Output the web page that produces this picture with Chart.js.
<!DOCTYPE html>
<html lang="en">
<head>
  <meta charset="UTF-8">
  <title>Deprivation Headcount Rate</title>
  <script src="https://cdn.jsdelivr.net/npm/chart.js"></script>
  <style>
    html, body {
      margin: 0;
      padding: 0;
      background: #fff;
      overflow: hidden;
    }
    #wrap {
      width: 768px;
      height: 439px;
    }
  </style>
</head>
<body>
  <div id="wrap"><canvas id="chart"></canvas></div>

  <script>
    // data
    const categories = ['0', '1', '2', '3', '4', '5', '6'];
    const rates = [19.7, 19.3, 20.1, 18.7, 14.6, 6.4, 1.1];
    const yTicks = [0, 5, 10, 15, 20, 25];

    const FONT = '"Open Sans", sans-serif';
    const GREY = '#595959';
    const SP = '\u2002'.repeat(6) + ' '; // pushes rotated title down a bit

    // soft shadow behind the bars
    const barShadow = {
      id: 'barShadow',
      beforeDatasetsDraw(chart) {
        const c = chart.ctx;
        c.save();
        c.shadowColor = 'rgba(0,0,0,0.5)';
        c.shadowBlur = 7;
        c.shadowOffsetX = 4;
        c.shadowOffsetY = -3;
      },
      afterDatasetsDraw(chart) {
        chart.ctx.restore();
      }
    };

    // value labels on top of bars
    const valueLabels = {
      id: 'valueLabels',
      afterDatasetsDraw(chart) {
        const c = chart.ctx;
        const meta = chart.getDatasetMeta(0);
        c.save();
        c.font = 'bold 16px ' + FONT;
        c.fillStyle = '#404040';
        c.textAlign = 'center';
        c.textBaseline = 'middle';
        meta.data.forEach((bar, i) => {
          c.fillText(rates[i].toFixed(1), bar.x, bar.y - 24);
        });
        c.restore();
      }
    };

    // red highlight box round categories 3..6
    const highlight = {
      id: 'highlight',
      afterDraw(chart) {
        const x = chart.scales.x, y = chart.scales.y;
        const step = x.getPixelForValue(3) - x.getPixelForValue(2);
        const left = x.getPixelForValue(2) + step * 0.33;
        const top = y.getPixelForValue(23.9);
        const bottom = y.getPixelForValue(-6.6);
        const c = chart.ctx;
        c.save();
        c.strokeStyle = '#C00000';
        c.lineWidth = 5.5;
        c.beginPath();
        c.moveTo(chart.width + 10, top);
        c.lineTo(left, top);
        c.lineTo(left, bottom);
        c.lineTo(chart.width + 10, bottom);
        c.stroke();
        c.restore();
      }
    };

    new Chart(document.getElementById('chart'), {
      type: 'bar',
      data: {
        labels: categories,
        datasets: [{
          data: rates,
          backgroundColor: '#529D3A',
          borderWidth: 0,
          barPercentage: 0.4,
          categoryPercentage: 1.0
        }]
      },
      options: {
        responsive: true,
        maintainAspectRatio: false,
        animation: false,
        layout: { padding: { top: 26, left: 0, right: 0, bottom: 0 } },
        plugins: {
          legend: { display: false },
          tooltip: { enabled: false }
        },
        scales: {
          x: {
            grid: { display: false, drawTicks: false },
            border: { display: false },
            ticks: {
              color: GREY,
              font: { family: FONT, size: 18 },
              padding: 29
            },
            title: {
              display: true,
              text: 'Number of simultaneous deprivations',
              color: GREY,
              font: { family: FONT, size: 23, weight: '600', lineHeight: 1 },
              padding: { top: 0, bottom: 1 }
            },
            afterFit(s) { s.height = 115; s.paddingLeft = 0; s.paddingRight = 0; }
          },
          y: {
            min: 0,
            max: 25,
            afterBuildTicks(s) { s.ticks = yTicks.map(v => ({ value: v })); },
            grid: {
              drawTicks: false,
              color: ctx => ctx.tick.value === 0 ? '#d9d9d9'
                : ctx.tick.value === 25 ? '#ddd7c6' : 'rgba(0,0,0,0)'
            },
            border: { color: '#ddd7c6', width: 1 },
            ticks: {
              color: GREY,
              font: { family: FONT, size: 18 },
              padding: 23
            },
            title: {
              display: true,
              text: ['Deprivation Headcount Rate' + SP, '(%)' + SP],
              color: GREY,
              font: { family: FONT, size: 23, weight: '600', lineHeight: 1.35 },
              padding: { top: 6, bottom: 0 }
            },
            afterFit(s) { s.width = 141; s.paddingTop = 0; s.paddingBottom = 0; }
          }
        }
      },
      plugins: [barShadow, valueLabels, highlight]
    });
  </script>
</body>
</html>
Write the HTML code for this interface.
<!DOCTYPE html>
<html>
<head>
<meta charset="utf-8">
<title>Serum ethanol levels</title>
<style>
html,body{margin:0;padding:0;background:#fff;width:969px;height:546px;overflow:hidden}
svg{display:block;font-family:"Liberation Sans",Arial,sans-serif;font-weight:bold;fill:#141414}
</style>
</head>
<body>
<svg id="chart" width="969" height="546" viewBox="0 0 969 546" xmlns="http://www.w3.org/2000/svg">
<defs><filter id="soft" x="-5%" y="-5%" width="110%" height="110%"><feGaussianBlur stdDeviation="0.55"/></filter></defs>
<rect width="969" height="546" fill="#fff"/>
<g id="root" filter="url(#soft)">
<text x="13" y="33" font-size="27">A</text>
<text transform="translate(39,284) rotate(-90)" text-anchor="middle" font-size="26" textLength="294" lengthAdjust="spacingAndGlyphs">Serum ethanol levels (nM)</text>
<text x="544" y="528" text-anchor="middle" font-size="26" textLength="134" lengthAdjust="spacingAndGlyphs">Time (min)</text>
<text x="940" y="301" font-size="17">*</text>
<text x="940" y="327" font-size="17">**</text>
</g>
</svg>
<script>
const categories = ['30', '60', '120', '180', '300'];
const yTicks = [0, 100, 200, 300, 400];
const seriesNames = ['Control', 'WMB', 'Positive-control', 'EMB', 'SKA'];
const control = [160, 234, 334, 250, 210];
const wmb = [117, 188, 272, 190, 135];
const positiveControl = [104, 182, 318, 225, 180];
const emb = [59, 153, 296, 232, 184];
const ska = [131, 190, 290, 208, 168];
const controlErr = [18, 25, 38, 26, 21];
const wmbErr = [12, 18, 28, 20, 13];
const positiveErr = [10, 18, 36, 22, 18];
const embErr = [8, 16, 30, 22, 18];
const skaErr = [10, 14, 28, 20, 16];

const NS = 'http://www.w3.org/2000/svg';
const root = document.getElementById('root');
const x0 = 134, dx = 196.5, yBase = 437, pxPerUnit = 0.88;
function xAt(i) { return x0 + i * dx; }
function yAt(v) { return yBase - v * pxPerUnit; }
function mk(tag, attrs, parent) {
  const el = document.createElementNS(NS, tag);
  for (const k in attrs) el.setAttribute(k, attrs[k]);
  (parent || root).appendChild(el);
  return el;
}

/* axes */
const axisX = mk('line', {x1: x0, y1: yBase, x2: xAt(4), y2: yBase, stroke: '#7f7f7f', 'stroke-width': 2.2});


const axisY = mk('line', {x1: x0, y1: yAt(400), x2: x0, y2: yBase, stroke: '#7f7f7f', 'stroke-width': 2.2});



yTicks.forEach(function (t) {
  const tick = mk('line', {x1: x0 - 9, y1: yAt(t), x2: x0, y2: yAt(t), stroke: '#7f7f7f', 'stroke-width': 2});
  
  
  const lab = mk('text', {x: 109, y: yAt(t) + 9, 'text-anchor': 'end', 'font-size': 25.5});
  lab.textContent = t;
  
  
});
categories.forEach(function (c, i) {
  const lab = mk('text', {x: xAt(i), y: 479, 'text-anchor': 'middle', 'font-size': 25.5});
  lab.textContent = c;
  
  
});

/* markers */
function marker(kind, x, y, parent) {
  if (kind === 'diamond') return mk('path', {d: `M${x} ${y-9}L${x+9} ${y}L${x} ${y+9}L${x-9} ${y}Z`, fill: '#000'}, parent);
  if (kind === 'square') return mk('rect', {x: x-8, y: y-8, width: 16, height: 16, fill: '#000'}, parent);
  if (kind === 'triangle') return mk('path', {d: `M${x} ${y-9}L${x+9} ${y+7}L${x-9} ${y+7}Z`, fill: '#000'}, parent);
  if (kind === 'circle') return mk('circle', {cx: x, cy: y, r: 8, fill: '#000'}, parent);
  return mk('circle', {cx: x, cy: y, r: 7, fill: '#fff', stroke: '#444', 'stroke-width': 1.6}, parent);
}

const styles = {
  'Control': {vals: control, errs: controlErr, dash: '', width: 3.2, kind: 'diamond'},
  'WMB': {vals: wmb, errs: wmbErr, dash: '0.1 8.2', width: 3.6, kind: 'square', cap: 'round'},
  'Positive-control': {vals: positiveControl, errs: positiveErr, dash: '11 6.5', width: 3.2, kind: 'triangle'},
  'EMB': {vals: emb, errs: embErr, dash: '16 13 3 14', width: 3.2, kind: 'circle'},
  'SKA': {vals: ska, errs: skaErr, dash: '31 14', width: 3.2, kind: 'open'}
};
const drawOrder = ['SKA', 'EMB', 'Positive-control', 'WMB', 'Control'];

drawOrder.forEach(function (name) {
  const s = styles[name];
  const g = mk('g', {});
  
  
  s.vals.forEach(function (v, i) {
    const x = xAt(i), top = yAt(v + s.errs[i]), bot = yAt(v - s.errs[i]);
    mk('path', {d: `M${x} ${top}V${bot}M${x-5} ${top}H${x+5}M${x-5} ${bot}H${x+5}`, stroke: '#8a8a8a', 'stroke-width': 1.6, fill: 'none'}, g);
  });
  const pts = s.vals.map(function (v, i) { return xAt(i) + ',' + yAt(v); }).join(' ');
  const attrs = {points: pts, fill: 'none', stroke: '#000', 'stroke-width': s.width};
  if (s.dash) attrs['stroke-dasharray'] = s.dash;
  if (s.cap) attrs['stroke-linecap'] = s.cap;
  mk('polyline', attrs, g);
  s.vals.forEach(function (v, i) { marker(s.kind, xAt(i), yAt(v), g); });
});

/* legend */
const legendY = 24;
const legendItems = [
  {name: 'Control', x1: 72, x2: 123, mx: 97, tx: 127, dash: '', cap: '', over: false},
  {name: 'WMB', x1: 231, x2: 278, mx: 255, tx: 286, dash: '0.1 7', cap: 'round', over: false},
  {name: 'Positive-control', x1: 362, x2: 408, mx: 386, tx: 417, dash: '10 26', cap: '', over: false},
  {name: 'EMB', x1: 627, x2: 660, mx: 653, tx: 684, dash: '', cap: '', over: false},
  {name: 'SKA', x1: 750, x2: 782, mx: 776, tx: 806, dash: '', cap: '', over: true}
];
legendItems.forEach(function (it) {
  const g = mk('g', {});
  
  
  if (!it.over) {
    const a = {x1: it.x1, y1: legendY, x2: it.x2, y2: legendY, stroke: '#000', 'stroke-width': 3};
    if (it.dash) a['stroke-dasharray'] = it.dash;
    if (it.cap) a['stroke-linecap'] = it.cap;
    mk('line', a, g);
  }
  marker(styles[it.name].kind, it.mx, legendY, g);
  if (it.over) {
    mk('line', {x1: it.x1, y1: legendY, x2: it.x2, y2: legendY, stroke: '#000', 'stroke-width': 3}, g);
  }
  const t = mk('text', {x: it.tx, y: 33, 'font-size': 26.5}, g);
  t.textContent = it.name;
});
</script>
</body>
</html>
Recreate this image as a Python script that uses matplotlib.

☆ ☆ ☆ ☆ ☆

# [DIRECTIONS]
Your task is to quote, without any alteration, the lines running from the top of the records to the line that holds "const yTicks = [0, 5, 10, 15, 20, 25];", both included.

# [WRITTEN SOLUTION]
Output the web page that produces this picture with Chart.js.
<!DOCTYPE html>
<html lang="en">
<head>
  <meta charset="UTF-8">
  <title>Deprivation Headcount Rate</title>
  <script src="https://cdn.jsdelivr.net/npm/chart.js"></script>
  <style>
    html, body {
      margin: 0;
      padding: 0;
      background: #fff;
      overflow: hidden;
    }
    #wrap {
      width: 768px;
      height: 439px;
    }
  </style>
</head>
<body>
  <div id="wrap"><canvas id="chart"></canvas></div>

  <script>
    // data
    const categories = ['0', '1', '2', '3', '4', '5', '6'];
    const rates = [19.7, 19.3, 20.1, 18.7, 14.6, 6.4, 1.1];
    const yTicks = [0, 5, 10, 15, 20, 25];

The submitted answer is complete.